A grainy monochrome image with a crosshair shows two dark irregular objects in the upper right quadrant, labeled FBI Photo B16.

The Pentagon’s UAP investigative office received a single, redacted still image from the FBI in 2025. The mission report that should have accompanied it never arrived. That gap is now public record, released May 8, 2026, from the Department of War’s PURSUE archive.

The file is labeled “FBI Photo B16.” It shows a monochrome image with a grainy texture and a simplified central crosshair. Two dark, irregular-shaped objects sit just right of center in the upper right quadrant. That is all the visual evidence the All-domain Anomaly Resolution Office got.

No context. No narrative of what happened. No chain of custody for the objects in the frame.

The official description states the original imagery came from a U.S. military system. That system’s operator reported being “unable to positively identify the UAP.” The date stamped on the image is wrong — the system date and time were not set, so the timestamp is useless.

What is at stake here is straightforward. AARO exists to collect and analyze UAP data from across the federal government. It is the central clearinghouse. If a major agency like the FBI submits a photo but withholds the accompanying mission report, the office is working blind. It gets a fragment, not a case file.

The document’s narrative description, which the archive explicitly says does not reflect any analytical judgment or conclusion, offers only the barest visual summary. It does not say where over the Western United States the event occurred. It does not say what kind of military system captured the image. It does not say why the FBI redacted portions of the photo before handing it over.

Redaction itself is not unusual. Intelligence agencies routinely protect sources and methods. But redaction without an accompanying report means the people at AARO cannot assess what was removed or why. They cannot weigh the value of the withheld information against the value of the visible data.

The PURSUE archive release makes that failure concrete. The file exists. The photo exists. The report does not. The official record states it plainly: “an accompanying mission report was not provided.”

This is not a question of whether the objects in the image are anomalous. The operator could not identify them. That is the definition of an unidentified anomalous phenomenon. The question is whether the government’s own investigative apparatus can function when key pieces go missing.

The Western United States is a region with heavy military airspace, test ranges, and commercial air traffic. An event there in late 2025 could have involved any combination of those. Without the mission report, there is no way to know if other sensors detected the objects, if radar tracked them, or if any aircraft were scrambled.
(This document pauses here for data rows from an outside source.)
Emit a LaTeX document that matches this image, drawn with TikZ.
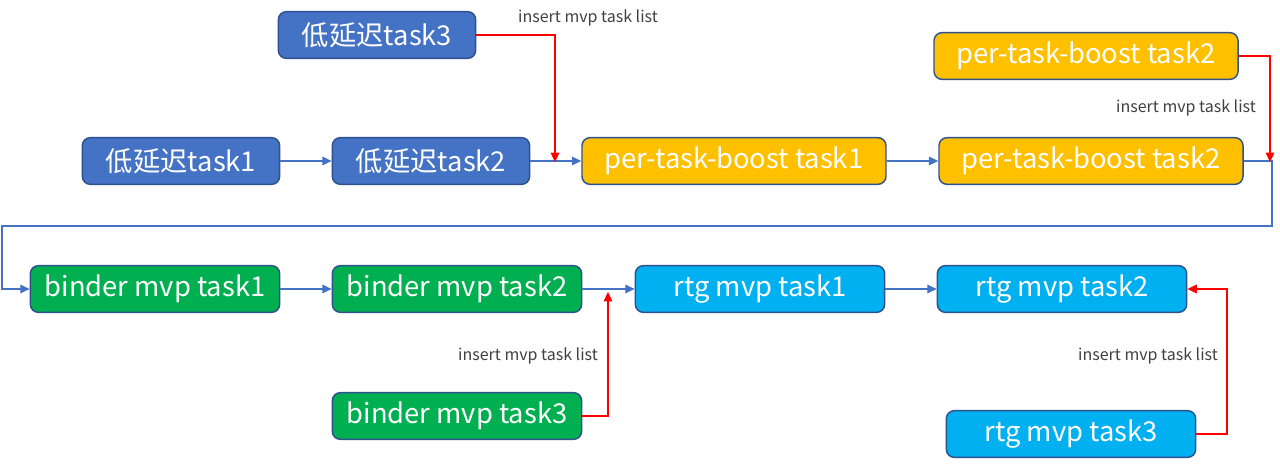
\documentclass[tikz,border=0pt]{standalone}
\usepackage{fontspec}
\setmainfont{Noto Sans CJK SC}
\usepackage{tikz}
\usetikzlibrary{arrows.meta,calc,positioning}
\definecolor{lowblue}{HTML}{4472C4}
\definecolor{boostyellow}{HTML}{FFC000}
\definecolor{bindergreen}{HTML}{00B050}
\definecolor{rtgblue}{HTML}{00B0F0}
\definecolor{myborder}{HTML}{2F528F}
\definecolor{labelgray}{HTML}{404040}
\tikzset{
    mybox/.style={draw=myborder,line width=1.1pt,rounded corners=6pt,text=white,
      minimum height=35pt,inner sep=0pt,font=\fontsize{20.5}{22}\selectfont},
    lowbox/.style={mybox,fill=lowblue,minimum width=148pt},
    boostbox/.style={mybox,fill=boostyellow,minimum width=228pt},
    binderbox/.style={mybox,fill=bindergreen,minimum width=187pt},
    rtgbox/.style={mybox,fill=rtgblue,minimum width=187pt},
    myflow/.style={draw=lowblue,line width=0.8pt,-{Triangle[length=7pt,width=6.5pt]}},
    myinsert/.style={draw=red,line width=0.8pt,-{Triangle[length=7pt,width=6.5pt]}},
    mylabel/.style={text=labelgray,font=\fontsize{12}{13}\selectfont}
}
\begin{document}
\begin{tikzpicture}[x=0.75pt,y=-0.75pt]
  \useasboundingbox (0,0) rectangle (1280,470);
  \node[lowbox] (low1) at (181,161) {低延迟task1};
  \node[lowbox] (low2) at (431,161) {低延迟task2};
  \node[lowbox] (low3) at (377,35) {低延迟task3};
  \node[boostbox] (boost1) at (734,161) {per-task-boost task1};
  \node[boostbox] (boost2) at (1091,161) {per-task-boost task2};
  \node[boostbox] (boost3) at (1086,56) {per-task-boost task2};
  \node[binderbox] (binder1) at (155,289) {binder mvp task1};
  \node[binderbox] (binder2) at (457,289) {binder mvp task2};
  \node[binderbox] (binder3) at (457,416) {binder mvp task3};
  \node[rtgbox] (rtg1) at (760,289) {rtg mvp task1};
  \node[rtgbox] (rtg2) at (1062,289) {rtg mvp task2};
  \node[rtgbox] (rtg3) at (1071,434) {rtg mvp task3};
  \coordinate (in1) at (555,162);
  \coordinate (in2) at (1270,162);
  \coordinate (in3) at (608,292);
  \coordinate (in4) at (1227,289);
  \coordinate (wrapR) at (1272,226);
  \coordinate (wrapL) at (2,226);
  \draw[myflow] (low1) -- (low2);
  \draw[myflow] (low2) -- (boost1);
  \draw[myflow] (boost1) -- (boost2);
  \draw[myflow] (boost2.east) -| (wrapR) -- (wrapL) |- (binder1.west);
  \draw[myflow] (binder1) -- (binder2);
  \draw[myflow] (binder2) -- (rtg1);
  \draw[myflow] (rtg1) -- (rtg2);
  \draw[myinsert] (low3.east) -| (in1);
  \draw[myinsert] (boost3.east) -| (in2);
  \draw[myinsert] (binder3.east) -| (in3);
  \draw[myinsert] (rtg3.east) -| (in4) -- (rtg2.east);
  \node[mylabel] (lab1) at (588,18) {insert mvp task list};
  \node[mylabel] (lab2) at (1186,108) {insert mvp task list};
  \node[mylabel] (lab3) at (528,356) {insert mvp task list};
  \node[mylabel] (lab4) at (1148,356) {insert mvp task list};
\end{tikzpicture}
\end{document}
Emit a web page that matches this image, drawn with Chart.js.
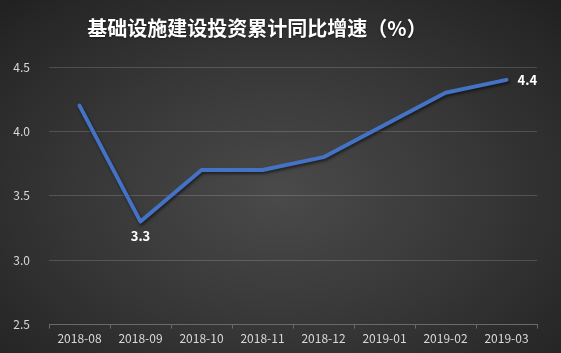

AARO was created to bring coherence to a fragmented system. Individual agencies used to handle UAP reports in isolation, often with no obligation to share. The All-domain Anomaly Resolution Office was supposed to change that. The FBI Photo B16 file suggests the change is incomplete.

The image itself is grainy. Two dark shapes. A crosshair. A wrong date. That is the sum total of what the Pentagon’s dedicated UAP office received from one of the most powerful law enforcement and intelligence agencies in the world.

The PURSUE archive does not say why the report was withheld. It does not say whether AARO requested it. It does not say whether the FBI ever planned to provide it. The record is silent on those points. What it does say is that the photo arrived alone.

For anyone tracking how the U.S. government handles these cases, that silence is the story. The gap between what was submitted and what was not is where the real questions live. And those questions remain unanswered.